On a philosophical level, this rationale for two definitions of human rights in the Bill turns on a key distinction between two conceptions of human rights and equality, the first being the broader conception is rooted in the law of human rights as it ought to be. The IHREC can invoke principles of political morality to advocate what the law ought to be in the State. Those principles may find expression in different sources including proposals advanced by international organisations or civil society groups. The important thing is that the IHREC exercises its own independent critical reasoned principled judgment. The intention of the Bill is to set in motion a potentially constructive dynamic to promote the development of creative human rights and equality thinking on new challenges in the field. This conception of human rights and equality has the potential to take the State beyond the confines of the law as it is on the basis of a reasoned argument about what the law ought to be. This wider conception of human rights would allow the Irish Human Rights and Equality Commission to act as an architect, coming up with plans to construct new human rights protections.
Second, the narrow conception of human rights serves a different function under the Bill. Here the Irish human rights and equality commission is not an architect but a builder which applies existing standards.

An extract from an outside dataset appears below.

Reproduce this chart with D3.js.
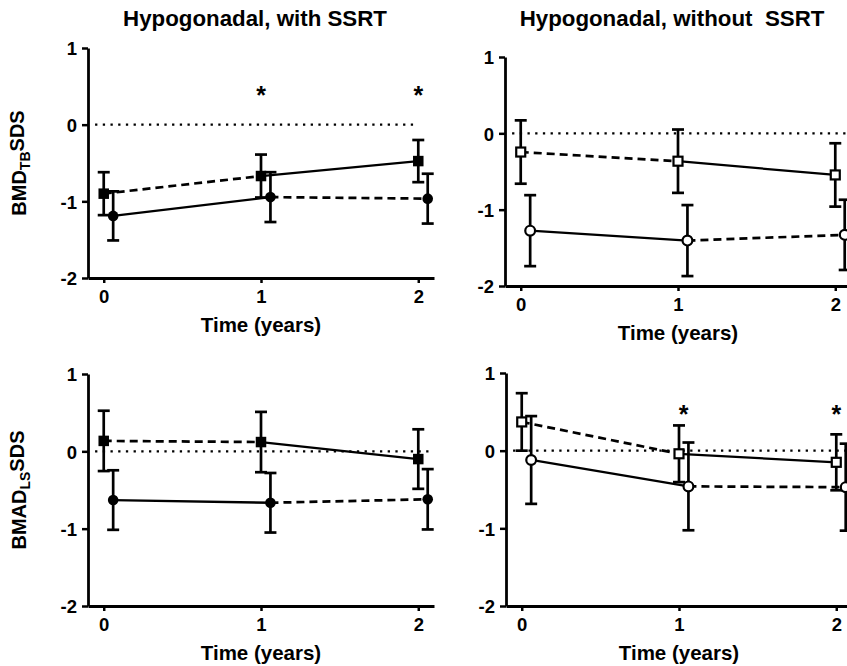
<!DOCTYPE html>
<html>
<head>
<meta charset="utf-8">
<script src="https://cdn.jsdelivr.net/npm/d3@7"></script>
<style>
  html, body { margin: 0; padding: 0; background: #fff; }
  svg { display: block; }
  text { font-family: "Liberation Sans", Arial, sans-serif; font-weight: bold; fill: #000; }
</style>
</head>
<body>
<svg id="chart" width="847" height="666"></svg>
<script>
// Follow-up time points (years)
const times = [0, 1, 2];
const yTicks = [-2, -1, 0, 1];
const xTicks = [0, 1, 2];

// Panel titles
const colTitles = ["Hypogonadal, with SSRT", "Hypogonadal, without  SSRT"];

// Total-body BMD SDS, mean and SD
const tbWithSqMean = [-0.90, -0.67, -0.475];
const tbWithSqSd = [0.28, 0.28, 0.275];
const tbWithCiMean = [-1.19, -0.945, -0.965];
const tbWithCiSd = [0.32, 0.325, 0.325];

const tbWithoutSqMean = [-0.245, -0.365, -0.545];
const tbWithoutSqSd = [0.415, 0.415, 0.415];
const tbWithoutCiMean = [-1.275, -1.405, -1.33];
const tbWithoutCiSd = [0.465, 0.465, 0.46];

// Lumbar-spine BMAD SDS, mean and SD
const lsWithSqMean = [0.135, 0.12, -0.10];
const lsWithSqSd = [0.39, 0.39, 0.385];
const lsWithCiMean = [-0.63, -0.665, -0.62];
const lsWithCiSd = [0.385, 0.385, 0.39];

const lsWithoutSqMean = [0.37, -0.04, -0.15];
const lsWithoutSqSd = [0.37, 0.365, 0.36];
const lsWithoutCiMean = [-0.12, -0.46, -0.47];
const lsWithoutCiSd = [0.565, 0.565, 0.56];

// Significance markers: time and height (SDS)
const tbWithStars = [[1, 0.45], [2, 0.45]];
const tbWithoutStars = [];
const lsWithStars = [];
const lsWithoutStars = [[1.03, 0.54], [2, 0.54]];

// Right end of the dotted reference line at 0 (years)
const zeroLineEnd = [2.0, 2.12, 2.08, 2.12];

const panels = [
  { sq: [tbWithSqMean, tbWithSqSd], ci: [tbWithCiMean, tbWithCiSd], open: false, stars: tbWithStars,
    left: 88, top: 48, bottom: 278, title: colTitles[0], ylab: ["BMD", "TB", "SDS"], zEnd: zeroLineEnd[0] },
  { sq: [tbWithoutSqMean, tbWithoutSqSd], ci: [tbWithoutCiMean, tbWithoutCiSd], open: true, stars: tbWithoutStars,
    left: 505, top: 57, bottom: 286, title: colTitles[1], ylab: null, zEnd: zeroLineEnd[1] },
  { sq: [lsWithSqMean, lsWithSqSd], ci: [lsWithCiMean, lsWithCiSd], open: false, stars: lsWithStars,
    left: 88, top: 374, bottom: 606, title: null, ylab: ["BMAD", "LS", "SDS"], zEnd: zeroLineEnd[2] },
  { sq: [lsWithoutSqMean, lsWithoutSqSd], ci: [lsWithoutCiMean, lsWithoutCiSd], open: true, stars: lsWithoutStars,
    left: 506, top: 373, bottom: 606, title: null, ylab: null, zEnd: zeroLineEnd[3] }
];

const svg = d3.select("#chart");
const plotWidth = 346;
const circleShift = 0.06;   // circles drawn slightly right of the squares
const capHalf = 6;

panels.forEach(p => {
  const g = svg.append("g");
  const x = d3.scaleLinear().domain([-0.1, 2.1]).range([p.left, p.left + plotWidth]);
  const y = d3.scaleLinear().domain([-2, 1]).range([p.bottom, p.top]);

  // dotted zero reference
  g.append("line")
    .attr("x1", x(-0.055)).attr("x2", x(p.zEnd))
    .attr("y1", y(0)).attr("y2", y(0))
    .attr("stroke", "#000").attr("stroke-width", 2.3)
    .attr("stroke-dasharray", "2.3,5.4");

  // axes
  const yAxis = g.append("g").attr("transform", `translate(${p.left},0)`)
    .call(d3.axisLeft(y).tickValues(yTicks).tickSizeOuter(0).tickSizeInner(6).tickPadding(5)
      .tickFormat(d => String(d)));
  const xAxis = g.append("g").attr("transform", `translate(0,${p.bottom})`)
    .call(d3.axisBottom(x).tickValues(xTicks).tickSizeOuter(0).tickSizeInner(5).tickPadding(6)
      .tickFormat(d => String(d)));
  [yAxis, xAxis].forEach(a => {
    a.select(".domain").attr("stroke", "#000").attr("stroke-width", 2.8);
    a.selectAll(".tick line").attr("stroke", "#000").attr("stroke-width", 2.5);
    a.selectAll(".tick text").style("font-size", "18.5px").style("font-family", "Liberation Sans, Arial, sans-serif")
      .style("font-weight", "bold").attr("fill", "#000");
  });
  yAxis.selectAll(".tick text").attr("dy", "0.36em");
  xAxis.selectAll(".tick text").attr("dy", "0.74em");

  // x axis title
  g.append("text")
    .attr("x", x(1)).attr("y", p.bottom + 54)
    .attr("text-anchor", "middle").style("font-size", "20.5px")
    .text("Time (years)");

  // column title
  if (p.title) {
    g.append("text")
      .attr("x", x(1) - 6).attr("y", 26)
      .attr("text-anchor", "middle").style("font-size", "22.3px")
      .style("white-space", "pre").attr("xml:space", "preserve")
      .text(p.title);
  }

  // y axis title with subscript
  if (p.ylab) {
    const cy = (p.top + p.bottom) / 2;
    const t = g.append("text")
      .attr("transform", `translate(26,${cy}) rotate(-90)`)
      .attr("text-anchor", "middle").style("font-size", "20px");
    t.append("tspan").text(p.ylab[0]);
    t.append("tspan").attr("dy", "0.3em").style("font-size", "14px").text(p.ylab[1]);
    t.append("tspan").attr("dy", "-0.3em").text(p.ylab[2]);
  }

  const series = [
    { mean: p.sq[0], sd: p.sq[1], shift: 0, shape: "square", dash: ["8,5", null] },
    { mean: p.ci[0], sd: p.ci[1], shift: circleShift, shape: "circle", dash: [null, "8,5"] }
  ];

  series.forEach(s => {
    const pts = times.map((t, i) => ({ t: t + s.shift, m: s.mean[i], sd: s.sd[i] }));
    // connecting segments
    for (let i = 0; i < pts.length - 1; i++) {
      g.append("line")
        .attr("x1", x(pts[i].t)).attr("y1", y(pts[i].m))
        .attr("x2", x(pts[i + 1].t)).attr("y2", y(pts[i + 1].m))
        .attr("stroke", "#000").attr("stroke-width", s.dash[i] ? 2.7 : 2.3)
        .attr("stroke-dasharray", s.dash[i]);
    }
    // error bars
    const eb = g.append("g").attr("stroke", "#000").attr("stroke-width", 2.7);
    pts.forEach(d => {
      const cx = x(d.t);
      eb.append("line").attr("x1", cx).attr("x2", cx).attr("y1", y(d.m + d.sd)).attr("y2", y(d.m - d.sd));
      eb.append("line").attr("x1", cx - capHalf).attr("x2", cx + capHalf).attr("y1", y(d.m + d.sd)).attr("y2", y(d.m + d.sd));
      eb.append("line").attr("x1", cx - capHalf).attr("x2", cx + capHalf).attr("y1", y(d.m - d.sd)).attr("y2", y(d.m - d.sd));
    });
    // markers
    const fill = p.open ? "#fff" : "#000";
    pts.forEach(d => {
      const cx = x(d.t), cy = y(d.m);
      if (s.shape === "square") {
        const sz = p.open ? 9 : 10.5;
        g.append("rect").attr("x", cx - sz / 2).attr("y", cy - sz / 2)
          .attr("width", sz).attr("height", sz)
          .attr("fill", fill).attr("stroke", "#000").attr("stroke-width", p.open ? 2.2 : 0);
      } else {
        g.append("circle").attr("cx", cx).attr("cy", cy).attr("r", p.open ? 4.9 : 5.3)
          .attr("fill", fill).attr("stroke", "#000").attr("stroke-width", p.open ? 2.2 : 0);
      }
    });
  });

  // significance asterisks
  p.stars.forEach(([t, v]) => {
    g.append("text").attr("x", x(t)).attr("y", y(v) + 14)
      .attr("text-anchor", "middle").style("font-size", "25px").text("*");
  });
});
</script>
</body>
</html>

It applies the law as it is, that is, as it has been planned and enacted by the legislative architect. As a law-applier, it can use various powers to enforce the law and promote compliance. It applies the law that actually exists. This is important because the Bill cannot vest discretion in the IHREC to "legislate" novel obligations that have no basis in existing law, or to conduct enforcement actions that would involve the unfair retrospective application of ad hocnorms, which citizens have not been given fair notice of and which Deputies as members of our national Parliament have not legislated for.
However, the idea of human rights in the Bill does not restrict what the commission can do. The Irish human rights and equality commission can seek to develop and promote new human rights concepts, it can encourage the State to sign and ratify specific international agreements but it cannot seek to enforce rights that have not been incorporate in Irish law.
There have been calls for one unified definition of human rights in the Bill. Human rights are of course indivisible and inviolable, but the technical devise of having two definitions does not challenge that principle in any way. If we had to have just one definition, as I said earlier, it would have to be a narrow definition and be confined to Irish law and to those rights that are recognised under Irish law as human rights. I think this would be a retrograde step and the commission would lose much of its ability to be creative in the promotion and advocacy of human rights.